#### [Requirement]
For the copy, please give all of the data again exactly and leave the pictures out.

#### [Material]
+--

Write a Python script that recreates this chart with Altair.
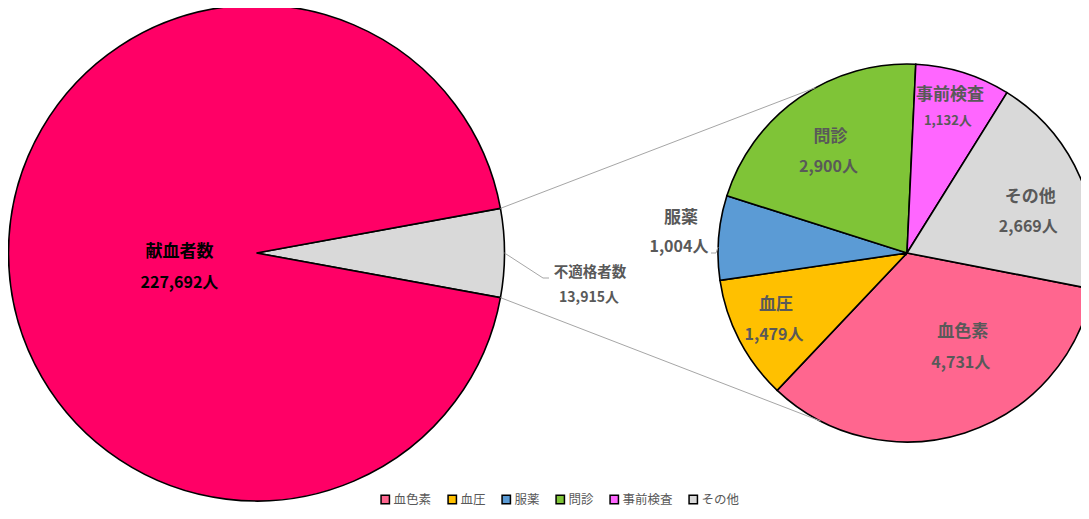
import math
import altair as alt
import pandas as pd

# ---------------- data ----------------
left_labels = ["不適格者数", "献血者数"]
left_values = [13915, 227692]
left_colors = ["#D9D9D9", "#FF0066"]

right_labels = ["血色素", "血圧", "服薬", "問診", "事前検査", "その他"]
right_values = [4731, 1479, 1004, 2900, 1132, 2669]
right_colors = ["#FF668F", "#FFC000", "#5B9BD5", "#7FC437", "#FF66FF", "#D9D9D9"]
unit = "人"

# ---------------- geometry (layout only) ----------------
W, H = 1073, 503
M = 8
LCX, LCY, LR = 256.5 - M, 253 - M, 248
RCX, RCY, RR = 907 - M, 253 - M, 189
RIGHT_START_DEG = 101
CONNECT_DEG = (331, 207.2)
FONT = "Noto Sans CJK JP"
GRAY = "#595959"
LINE_GRAY = "#A6A6A6"

left_total = sum(left_values)
right_total = sum(right_values)
half = left_values[0] / left_total * math.pi
left_start = math.pi / 2 - half
right_start = math.radians(RIGHT_START_DEG)


def polar(cx, cy, r, ang):
    return cx + r * math.sin(ang), cy - r * math.cos(ang)


def fmt(v):
    return f"{v:,}{unit}"


# ---------------- arcs ----------------
left_df = pd.DataFrame({"label": left_labels, "value": left_values, "ord": list(range(len(left_labels)))})
right_df = pd.DataFrame({"label": right_labels, "value": right_values, "ord": list(range(len(right_labels)))})

left_arc = alt.Chart(left_df).mark_arc(stroke="black", strokeWidth=1.6, radius=LR).encode(
    theta=alt.Theta("value:Q", stack=True,
                    scale=alt.Scale(domain=[0, left_total], range=[left_start, left_start + 2 * math.pi])),
    color=alt.Color("label:N", scale=alt.Scale(domain=left_labels, range=left_colors), legend=None),
    order=alt.Order("ord:Q"),
    x=alt.value(LCX), y=alt.value(LCY),
)

right_arc = alt.Chart(right_df).mark_arc(stroke="black", strokeWidth=1.6, radius=RR).encode(
    theta=alt.Theta("value:Q", stack=True,
                    scale=alt.Scale(domain=[0, right_total], range=[right_start, right_start + 2 * math.pi])),
    color=alt.Color("label:N", scale=alt.Scale(domain=right_labels, range=right_colors),
                    legend=alt.Legend(title=None, orient="none", direction="horizontal",
                                      legendX=371, legendY=485, symbolType="square", symbolSize=70,
                                      symbolStrokeColor="black", symbolStrokeWidth=1.5,
                                      labelFont=FONT, labelFontSize=12.5, labelColor=GRAY,
                                      labelOffset=2, columnPadding=13)),
    order=alt.Order("ord:Q"),
    x=alt.value(RCX), y=alt.value(RCY),
)

# ---------------- connectors ----------------
p_up = polar(LCX, LCY, LR, left_start)
p_dn = polar(LCX, LCY, LR, left_start + 2 * half)
q_up = polar(RCX, RCY, RR, math.radians(CONNECT_DEG[0]))
q_dn = polar(RCX, RCY, RR, math.radians(CONNECT_DEG[1]))
gray_mid = polar(LCX, LCY, LR, math.pi / 2)

seg = [
    (p_up, q_up), (p_dn, q_dn),
    (gray_mid, (543 - M, 278 - M)), ((543 - M, 278 - M), (549 - M, 278 - M)),
    ((718 - M, 247 - M), (716 - M, 253 - M)), ((716 - M, 253 - M), (711 - M, 253 - M)),
]
seg_df = pd.DataFrame({
    "x": [s[0][0] for s in seg], "y": [s[0][1] for s in seg],
    "x2": [s[1][0] for s in seg], "y2": [s[1][1] for s in seg],
})

XS = alt.Scale(domain=[0, W], range=[0, W], zero=False, nice=False)
YS = alt.Scale(domain=[0, H], range=[0, H], zero=False, nice=False)

rules = alt.Chart(seg_df).mark_rule(color=LINE_GRAY, strokeWidth=1).encode(
    x=alt.X("x:Q", scale=XS, axis=None), y=alt.Y("y:Q", scale=YS, axis=None),
    x2="x2:Q", y2="y2:Q",
)

# ---------------- labels ----------------
rows = []
cum = 0
# placement per label: (radius, angle nudge deg, name size, value size, half spacing)
right_place = {
    "血色素": (110, -12.7, 17, 16, 15.5),
    "血圧": (147, 0.5, 17, 16, 15),
    "服薬": (227, 0.6, 17, 16, 14.5),
    "問診": (127, -2.2, 17, 16, 15),
    "事前検査": (151, -0.8, 17, 13, 13),
    "その他": (130, 5.1, 17, 16, 15),
}
for lab, v in zip(right_labels, right_values):
    mid = right_start + (cum + v / 2) / right_total * 2 * math.pi
    cum += v
    r, nud, s1, s2, d = right_place[lab]
    cx, cy = polar(RCX, RCY, r, mid + math.radians(nud))
    rows.append({"t": lab, "x": cx, "y": cy - d, "s": s1, "c": GRAY})
    rows.append({"t": fmt(v), "x": cx - 2, "y": cy + d, "s": s2, "c": GRAY})

# left pie labels
big_mid = left_start + half + math.pi  # middle of large slice
bx, by = polar(LCX, LCY, 78.5, big_mid - math.radians(11))
rows.append({"t": left_labels[1], "x": bx, "y": by - 15.5, "s": 17, "c": "black"})
rows.append({"t": fmt(left_values[1]), "x": bx, "y": by + 15.5, "s": 16, "c": "black"})
rows.append({"t": left_labels[0], "x": 590 - M, "y": 273 - M, "s": 14.5, "c": GRAY})
rows.append({"t": fmt(left_values[0]), "x": 589 - M, "y": 298 - M, "s": 14, "c": GRAY})

lab_df = pd.DataFrame(rows)
texts = alt.Chart(lab_df).mark_text(font=FONT, fontWeight="bold", baseline="middle", align="center").encode(
    x=alt.X("x:Q", scale=XS, axis=None), y=alt.Y("y:Q", scale=YS, axis=None),
    text="t:N",
    size=alt.Size("s:Q", scale=None, legend=None),
    color=alt.Color("c:N", scale=None, legend=None),
)

chart = alt.layer(left_arc, right_arc, rules, texts).resolve_scale(
    color="independent", theta="independent", size="independent"
).properties(
    width=W, height=H, padding=0, autosize=alt.AutoSizeParams(type="none"), background="white"
).configure_view(stroke=None)

chart.save("out.html", embed_options={"renderer": "svg", "actions": False})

+--

#### [Response]
Write a Python script that recreates this chart with Altair.
import math
import altair as alt
import pandas as pd

# ---------------- data ----------------
left_labels = ["不適格者数", "献血者数"]
left_values = [13915, 227692]
left_colors = ["#D9D9D9", "#FF0066"]

right_labels = ["血色素", "血圧", "服薬", "問診", "事前検査", "その他"]
right_values = [4731, 1479, 1004, 2900, 1132, 2669]
right_colors = ["#FF668F", "#FFC000", "#5B9BD5", "#7FC437", "#FF66FF", "#D9D9D9"]
unit = "人"

# ---------------- geometry (layout only) ----------------
W, H = 1073, 503
M = 8
LCX, LCY, LR = 256.5 - M, 253 - M, 248
RCX, RCY, RR = 907 - M, 253 - M, 189
RIGHT_START_DEG = 101
CONNECT_DEG = (331, 207.2)
FONT = "Noto Sans CJK JP"
GRAY = "#595959"
LINE_GRAY = "#A6A6A6"

left_total = sum(left_values)
right_total = sum(right_values)
half = left_values[0] / left_total * math.pi
left_start = math.pi / 2 - half
right_start = math.radians(RIGHT_START_DEG)


def polar(cx, cy, r, ang):
    return cx + r * math.sin(ang), cy - r * math.cos(ang)


def fmt(v):
    return f"{v:,}{unit}"


# ---------------- arcs ----------------
left_df = pd.DataFrame({"label": left_labels, "value": left_values, "ord": list(range(len(left_labels)))})
right_df = pd.DataFrame({"label": right_labels, "value": right_values, "ord": list(range(len(right_labels)))})

left_arc = alt.Chart(left_df).mark_arc(stroke="black", strokeWidth=1.6, radius=LR).encode(
    theta=alt.Theta("value:Q", stack=True,
                    scale=alt.Scale(domain=[0, left_total], range=[left_start, left_start + 2 * math.pi])),
    color=alt.Color("label:N", scale=alt.Scale(domain=left_labels, range=left_colors), legend=None),
    order=alt.Order("ord:Q"),
    x=alt.value(LCX), y=alt.value(LCY),
)

right_arc = alt.Chart(right_df).mark_arc(stroke="black", strokeWidth=1.6, radius=RR).encode(
    theta=alt.Theta("value:Q", stack=True,
                    scale=alt.Scale(domain=[0, right_total], range=[right_start, right_start + 2 * math.pi])),
    color=alt.Color("label:N", scale=alt.Scale(domain=right_labels, range=right_colors),
                    legend=alt.Legend(title=None, orient="none", direction="horizontal",
                                      legendX=371, legendY=485, symbolType="square", symbolSize=70,
                                      symbolStrokeColor="black", symbolStrokeWidth=1.5,
                                      labelFont=FONT, labelFontSize=12.5, labelColor=GRAY,
                                      labelOffset=2, columnPadding=13)),
    order=alt.Order("ord:Q"),
    x=alt.value(RCX), y=alt.value(RCY),
)

# ---------------- connectors ----------------
p_up = polar(LCX, LCY, LR, left_start)
p_dn = polar(LCX, LCY, LR, left_start + 2 * half)
q_up = polar(RCX, RCY, RR, math.radians(CONNECT_DEG[0]))
q_dn = polar(RCX, RCY, RR, math.radians(CONNECT_DEG[1]))
gray_mid = polar(LCX, LCY, LR, math.pi / 2)

seg = [
    (p_up, q_up), (p_dn, q_dn),
    (gray_mid, (543 - M, 278 - M)), ((543 - M, 278 - M), (549 - M, 278 - M)),
    ((718 - M, 247 - M), (716 - M, 253 - M)), ((716 - M, 253 - M), (711 - M, 253 - M)),
]
seg_df = pd.DataFrame({
    "x": [s[0][0] for s in seg], "y": [s[0][1] for s in seg],
    "x2": [s[1][0] for s in seg], "y2": [s[1][1] for s in seg],
})

XS = alt.Scale(domain=[0, W], range=[0, W], zero=False, nice=False)
YS = alt.Scale(domain=[0, H], range=[0, H], zero=False, nice=False)

rules = alt.Chart(seg_df).mark_rule(color=LINE_GRAY, strokeWidth=1).encode(
    x=alt.X("x:Q", scale=XS, axis=None), y=alt.Y("y:Q", scale=YS, axis=None),
    x2="x2:Q", y2="y2:Q",
)

# ---------------- labels ----------------
rows = []
cum = 0
# placement per label: (radius, angle nudge deg, name size, value size, half spacing)
right_place = {
    "血色素": (110, -12.7, 17, 16, 15.5),
    "血圧": (147, 0.5, 17, 16, 15),
    "服薬": (227, 0.6, 17, 16, 14.5),
    "問診": (127, -2.2, 17, 16, 15),
    "事前検査": (151, -0.8, 17, 13, 13),
    "その他": (130, 5.1, 17, 16, 15),
}
for lab, v in zip(right_labels, right_values):
    mid = right_start + (cum + v / 2) / right_total * 2 * math.pi
    cum += v
    r, nud, s1, s2, d = right_place[lab]
    cx, cy = polar(RCX, RCY, r, mid + math.radians(nud))
    rows.append({"t": lab, "x": cx, "y": cy - d, "s": s1, "c": GRAY})
    rows.append({"t": fmt(v), "x": cx - 2, "y": cy + d, "s": s2, "c": GRAY})

# left pie labels
big_mid = left_start + half + math.pi  # middle of large slice
bx, by = polar(LCX, LCY, 78.5, big_mid - math.radians(11))
rows.append({"t": left_labels[1], "x": bx, "y": by - 15.5, "s": 17, "c": "black"})
rows.append({"t": fmt(left_values[1]), "x": bx, "y": by + 15.5, "s": 16, "c": "black"})
rows.append({"t": left_labels[0], "x": 590 - M, "y": 273 - M, "s": 14.5, "c": GRAY})
rows.append({"t": fmt(left_values[0]), "x": 589 - M, "y": 298 - M, "s": 14, "c": GRAY})

lab_df = pd.DataFrame(rows)
texts = alt.Chart(lab_df).mark_text(font=FONT, fontWeight="bold", baseline="middle", align="center").encode(
    x=alt.X("x:Q", scale=XS, axis=None), y=alt.Y("y:Q", scale=YS, axis=None),
    text="t:N",
    size=alt.Size("s:Q", scale=None, legend=None),
    color=alt.Color("c:N", scale=None, legend=None),
)

chart = alt.layer(left_arc, right_arc, rules, texts).resolve_scale(
    color="independent", theta="independent", size="independent"
).properties(
    width=W, height=H, padding=0, autosize=alt.AutoSizeParams(type="none"), background="white"
).configure_view(stroke=None)

chart.save("out.html", embed_options={"renderer": "svg", "actions": False})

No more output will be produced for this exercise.